Of course, many people actually said that, not so much about Catholics as about Jews. For most of those, democratic values were just a front for anti-Semitism, because they were a good abbreviation for “Our culture.” American anti-Semites were likely to worship Hitler, even though his values were anything but what Americans consider American values. Western anti-Muslim writers seem to worship Putin’s strong-arm treatment of Muslims, even as he destroys the democratic institutions they all profess to want to protect.

What is more, if Western values are defined by democracy, women’s rights, and so on, then there is no such thing as the West, only more liberal people and less liberal people. Almost every country in the world has been democratic at one point; states usually abandon democracy only when it fails to work or when the military is strong enough to mount a coup, just like in inter-war Italy and Germany. People have been slower at adopting feminism, but given that Jews and Italians and Poles didn’t do anything to lessen women’s rights in the US, it’s safe to conclude that the people who promulgate fears that Muslims will pressure Europe to adopt Sharia laws are more interested in hating foreigners than in telling the truth.
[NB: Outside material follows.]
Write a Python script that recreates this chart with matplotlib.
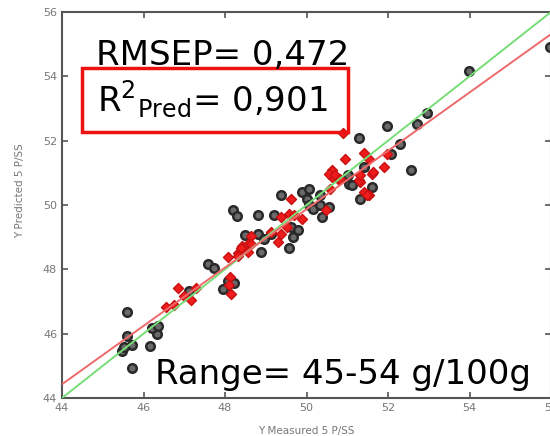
import matplotlib
matplotlib.use("Agg")
import matplotlib.pyplot as plt
from matplotlib.patches import Rectangle

# Calibration points (black circles)
cal_x = [45.60, 45.60, 45.73, 45.48, 45.53, 45.73, 46.17, 46.32, 46.20, 46.35,
         47.58, 47.73, 48.07, 48.22, 47.95, 47.11, 48.20, 48.30, 48.49, 48.81,
         49.21, 48.81, 48.96, 48.89, 49.14, 49.38, 49.88, 50.07, 50.00, 50.32,
         50.05, 50.17, 50.32, 50.37, 50.54, 49.63, 49.80, 49.68, 49.56, 51.04,
         51.11, 51.60, 51.31, 51.98, 52.72, 52.96, 51.28, 52.30, 52.07, 51.41,
         51.01, 52.57, 53.98, 55.98]
cal_y = [46.68, 45.94, 45.66, 45.45, 45.57, 44.92, 45.63, 46.00, 46.18, 46.25,
         48.18, 48.03, 47.63, 47.57, 47.38, 47.32, 49.85, 49.66, 49.08, 49.69,
         49.69, 49.11, 48.95, 48.55, 49.11, 50.31, 50.40, 50.49, 50.18, 50.31,
         50.00, 49.88, 50.00, 49.63, 49.94, 49.32, 49.23, 49.02, 48.65, 50.65,
         50.62, 50.55, 50.18, 52.46, 52.52, 52.86, 52.09, 51.91, 51.57, 51.17,
         50.92, 51.08, 54.18, 54.92]

# Validation points (red diamonds)
val_x = [46.54, 46.74, 46.84, 47.28, 47.16, 46.99, 48.07, 48.12, 48.15, 48.10,
         48.32, 48.42, 48.57, 48.64, 49.63, 49.38, 49.56, 49.70, 49.88, 49.51,
         49.38, 49.31, 49.14, 48.64, 48.40, 48.57, 48.32, 50.57, 50.49, 50.62,
         50.79, 51.31, 51.41, 51.60, 51.53, 50.89, 50.94, 51.41, 51.53, 51.98,
         51.90, 51.63, 50.62, 50.54, 50.69, 50.81, 51.28, 51.31, 51.48]
val_y = [46.83, 46.89, 47.42, 47.42, 47.05, 47.17, 48.37, 47.75, 47.23, 47.51,
         48.52, 48.71, 48.80, 49.05, 50.18, 49.63, 49.72, 49.69, 49.57, 49.32,
         49.11, 48.86, 49.17, 48.80, 48.65, 48.55, 48.40, 50.49, 49.85, 50.86,
         50.77, 50.71, 50.40, 50.95, 50.31, 52.25, 51.42, 51.63, 51.42, 51.57,
         51.17, 51.02, 51.08, 50.95, 50.92, 50.80, 50.77, 50.92, 50.31]

# Lines: ideal (y = x) and fitted regression
ideal_slope, ideal_intercept = 1.0, 0.0
fit_slope, fit_intercept = 0.907, 4.52
axis_range = [44, 56]
ticks = [44, 46, 48, 50, 52, 54, 56]

rmsep_text = "RMSEP= 0,472"
r2_text = r"R$^{2}$$_{\mathregular{Pred}}$= 0,901"
range_text = "Range= 45-54 g/100g"

fig = plt.figure(figsize=(5.5, 4.36), dpi=100)
ax = fig.add_axes([62/550, 38/436, 489/550, 386/436])

ax.scatter(cal_x, cal_y, s=38, marker='o', facecolor='#6a6a6a',
           edgecolor='#2a2a2a', linewidths=1.8, zorder=2)
ax.scatter(val_x, val_y, s=26, marker='D', facecolor='#ee1c1c',
           edgecolor='#c81010', linewidths=1.0, zorder=2)

ax.plot(axis_range, [ideal_slope * v + ideal_intercept for v in axis_range],
        color='#77dd77', lw=1.4, zorder=3)
ax.plot(axis_range, [fit_slope * v + fit_intercept for v in axis_range],
        color='#ee6a6a', lw=1.4, zorder=3)

ax.set_xlim(axis_range)
ax.set_ylim(axis_range)
ax.set_xticks(ticks)
ax.set_yticks(ticks)
ax.tick_params(direction='in', length=4, width=1.2, colors='#555555',
               labelcolor='#777777', labelsize=8, top=True, right=True)
for s in ax.spines.values():
    s.set_color('#555555')
    s.set_linewidth(1.5)

ax.set_xlabel("Y Measured 5 P/SS", fontsize=7.5, color='#777777')
ax.set_ylabel("Y Predicted 5 P/SS", fontsize=7.5, color='#777777')
ax.xaxis.set_label_coords(0.499, -0.072)
ax.yaxis.set_label_coords(-0.076, 0.536)

fam = ['DejaVu Sans']
fig.text(96/550, 1 - 65/436, rmsep_text, fontsize=24.5, family=fam,
         ha='left', va='baseline')
fig.text(97/550, 1 - 112/436, r2_text, fontsize=24.5, family=fam,
         ha='left', va='baseline')
fig.text(155/550, 1 - 384/436, range_text, fontsize=24.5, family=fam,
         ha='left', va='baseline')
fig.patches.append(Rectangle((82/550, 1 - 132/436), 266/550, 64/436,
                             transform=fig.transFigure, fill=False,
                             edgecolor='#ee1111', lw=2.5))

fig.savefig("out.png", dpi=100)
One approach is to conclude that civilizations the way Huntington defines them don’t exist at all. Another is to say that they exist, but have nothing to do with liberal values. If the latter approach is correct, and Huntington’s basic framework of basing civilizational boundaries on religion has merit, then Islam is part of the West (indeed, the lack of a mosque hierarchy makes Islam more Western than countries where the Pope gets to dictate abortion law). That inclusion should help shatter myths of Western cultural supremacy, which are surprisingly prevalent among people who claim that what they like about the West is its pluralism. Unfortunately, like their anti-Semitic ideological ancestors, anti-Muslims did not come to be what they are now due to any examination of evidence, but due to some form of prejudice.